Datafication is widely acknowledged as a process “transforming all
things under the sun into a data format” (van Dijck, 2017, p. 11). As data become both
objects and instruments of social science, many scholars call for attention to the ways
datafication reconfigures scholarly knowledge production, its methodological opportunities,
and challenges (Lomborg et al., 2020). This contribution offers a reflection on the
interdependence between methodological approaches taken to study datafication and concepts
about it, that these approaches provide within the domains of critical data studies and
media studies. Expanding on the concept of methods' performativity (Barad, 2007), I apply
the notion of methods assemblages: “a continuing process of crafting and enacting necessary
boundaries [and relations]" between researchers and all relevant matters (Law, 2004: 144).

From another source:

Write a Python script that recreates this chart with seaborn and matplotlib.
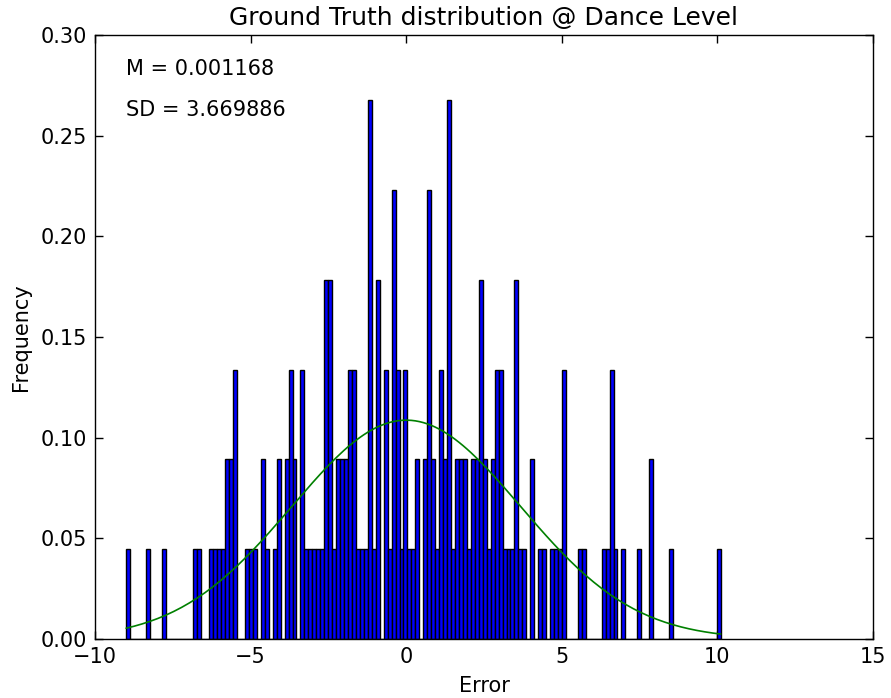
import numpy as np
import pandas as pd
import matplotlib
matplotlib.use("Agg")
import matplotlib.pyplot as plt
import seaborn as sns
from matplotlib.ticker import FormatStrFormatter

# ---- data ----
# error values (histogram bar positions) and how many samples fall there
error_values = [
    -8.94, -8.30, -7.79, -6.77, -6.64, -6.26, -6.14, -6.01, -5.88, -5.75,
    -5.63, -5.50, -5.12, -4.99, -4.86, -4.61, -4.48, -4.23, -4.10,
    -3.84, -3.72, -3.59, -3.33, -3.21, -3.08, -2.95, -2.82, -2.70,
    -2.57, -2.44, -2.32, -2.19, -2.06, -1.93, -1.81, -1.68, -1.55, -1.42,
    -1.30, -1.17, -1.04, -0.91, -0.66, -0.53, -0.41, -0.28, -0.15, -0.02,
    0.10, 0.23, 0.36, 0.61, 0.74, 0.87, 1.00, 1.12, 1.25, 1.38,
    1.51, 1.63, 1.76, 1.89, 2.01, 2.14, 2.27, 2.40, 2.52, 2.65,
    2.78, 2.91, 3.03, 3.16, 3.29, 3.42, 3.54, 3.67, 3.80, 4.05,
    4.31, 4.43, 4.69, 4.82, 4.94, 5.07, 5.58, 5.71, 6.34, 6.47,
    6.60, 6.73, 6.98, 7.49, 7.87, 8.51, 10.04,
]
value_counts = [
    1, 1, 1, 1, 1, 1, 1, 1, 1, 2,
    2, 3, 1, 1, 1, 2, 1, 1, 2,
    2, 3, 2, 3, 1, 1, 1, 1, 1,
    4, 4, 1, 2, 2, 2, 3, 3, 1, 1,
    1, 6, 1, 4, 3, 1, 5, 3, 1, 3,
    1, 1, 2, 2, 5, 2, 1, 3, 2, 6,
    1, 2, 2, 2, 1, 2, 2, 4, 2, 1,
    2, 3, 3, 1, 1, 1, 4, 1, 1, 2,
    1, 1, 1, 1, 1, 3, 1, 1, 1, 1,
    3, 1, 1, 1, 2, 1, 1,
]
mean_value = 0.001168
sd_value = 3.669886
n_bins = 150
data_range = (-9.0, 10.1)

title_text = "Ground Truth distribution @ Dance Level"
x_label = "Error"
y_label = "Frequency"
x_ticks = [-10, -5, 0, 5, 10, 15]
y_ticks = [0.00, 0.05, 0.10, 0.15, 0.20, 0.25, 0.30]

errors = np.repeat(np.array(error_values), np.array(value_counts))
df = pd.DataFrame({"Error": errors})

# ---- style ----
sns.set_style("white")
plt.rcParams.update({
    "font.family": ["DejaVu Sans"],
    "font.size": 15,
    "text.color": "black",
    "axes.labelcolor": "black",
    "xtick.direction": "in",
    "ytick.direction": "in",
    "xtick.top": True,
    "ytick.right": True,
    "xtick.bottom": True,
    "ytick.left": True,
    "xtick.major.size": 5.5,
    "ytick.major.size": 5.5,
    "xtick.major.width": 1.0,
    "ytick.major.width": 1.0,
    "xtick.major.pad": 5.5,
    "ytick.major.pad": 5.5,
    "xtick.color": "black",
    "ytick.color": "black",
    "xtick.labelcolor": "black",
    "ytick.labelcolor": "black",
    "axes.edgecolor": "black",
    "axes.linewidth": 1.0,
    "xtick.labelsize": 15,
    "ytick.labelsize": 15,
})

fig = plt.figure(figsize=(8.91, 6.98), dpi=100)
ax = fig.add_axes([0.1066, 0.0845, 0.8732, 0.8653])

sns.histplot(data=df, x="Error", bins=n_bins, binrange=data_range,
             stat="density", color="blue", edgecolor="black",
             linewidth=1.0, alpha=1.0, ax=ax)

edges = np.histogram_bin_edges(errors, bins=n_bins, range=data_range)
pdf = np.exp(-0.5 * ((edges - mean_value) / sd_value) ** 2) / (sd_value * np.sqrt(2 * np.pi))
sns.lineplot(x=edges, y=pdf, color="green", linewidth=1.2, ax=ax, sort=False)

ax.set_xlim(-10, 15)
ax.set_ylim(0, 0.30)
ax.set_xticks(x_ticks)
ax.set_yticks(y_ticks)
ax.yaxis.set_major_formatter(FormatStrFormatter("%.2f"))
ax.set_xlabel(x_label, fontsize=15, color="black", labelpad=7)
ax.set_ylabel(y_label, fontsize=15, color="black", labelpad=7)
ax.set_title(title_text, fontsize=18, color="black", pad=7)
for s in ax.spines.values():
    s.set_visible(True)
    s.set_color("black")

ax.text(-9, 0.28, "M = %f" % mean_value, fontsize=15, color="black")
ax.text(-9, 0.26, "SD = %f" % sd_value, fontsize=15, color="black")

fig.savefig("out.png", dpi=100)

The key question in the presented study is what kinds of methods assemblages are being
applied in current datafication research and what concepts of datafication they produce. 32
expert interviews were conducted with scholars who published empirical work on dataficaiton
between 2015 and 2020. Three methods assemblages were developed. Central to distinguishing
between methods assemblages are the ways of associating of the involved actors and things.
In my analysis the questions of (1) what we are talking about when talking about
datafication and (2) kinds of knowledges that researchers were interested in producing can
be understood as such ways of associating. The methods assemblages contribute to critical
data studies by producing accounts about datafication processes that are in concert with the
methods assemblages applied to study these.